Intervention de Jean-Pierre Chevènement

Commission d'enquête mutations Haute fonction publique — Réunion du 11 juin 2018 à 10h35
Audition de M. Jean-Pierre Chevènement ancien ministre

Jean-Pierre Chevènement, ancien ministre :

Je partage votre sentiment. Le Conseil d'État était le conseilleur de l'État et prenait d'abord en compte les intérêts de l'État républicain. Il se voulait aussi, par coquetterie, protecteur des libertés individuelles, tout en tenant un équilibre sur des sujets difficiles, comme les flux migratoires. Il est devenu de plus en plus protecteur des libertés individuelles, perdant peu à peu son rôle historique de conseilleur de l'État.

Quant à la Cour des comptes, le traité sur la stabilité, la coordination et la gouvernance au sein de l'Union européenne, a introduit en 2012 une instance composée de magistrats issus de ce corps pour vérifier que le projet de budget national respectait la trajectoire négociée avec la Commission européenne. D'où le rôle de gendarme qui échoit désormais à la Cour.

Tout cela procède d'une évolution où le suffrage universel, autrefois au coeur de la République, est relégué dans la panoplie des outils sulfureux qui favorisent le populisme.

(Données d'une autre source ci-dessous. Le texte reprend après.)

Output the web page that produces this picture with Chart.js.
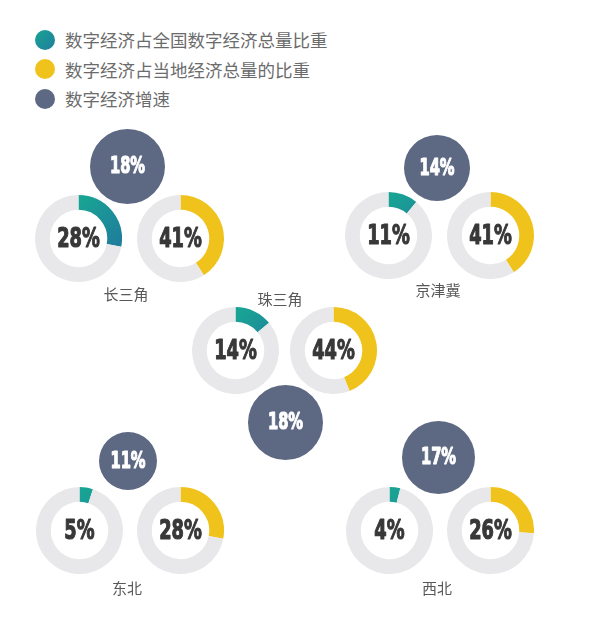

La souveraineté populaire figure pourtant au titre premier de la Constitution. Le suffrage universel, qui reste l'arbitre suprême, a laissé la place à d'autres manières de décider que l'on regroupe sous des noms divers, comme celui de « gouvernance » qui abrite le pouvoir des juges et le rôle du marché. Le marché, les juges et les médias sont devenus les régulateurs du système, comme l'avait bien montré Jean-Marie Colombani dans un ouvrage qui date d'il y a une dizaine d'années. Dans cette conception, on quitte la démocratie républicaine pour s'orienter vers une démocratie des droits individuels, défendus par différentes instances, qu'il s'agisse du défenseur des droits, du défenseur des enfants, etc. Si l'on ajoute les juridictions européennes, ou encore la place dévolue au Conseil constitutionnel avec les QPC, il est clair que la place du Parlement ne va plus de soi. Ces évolutions retentissent sur l'idée que l'on se fait de l'État et de son service.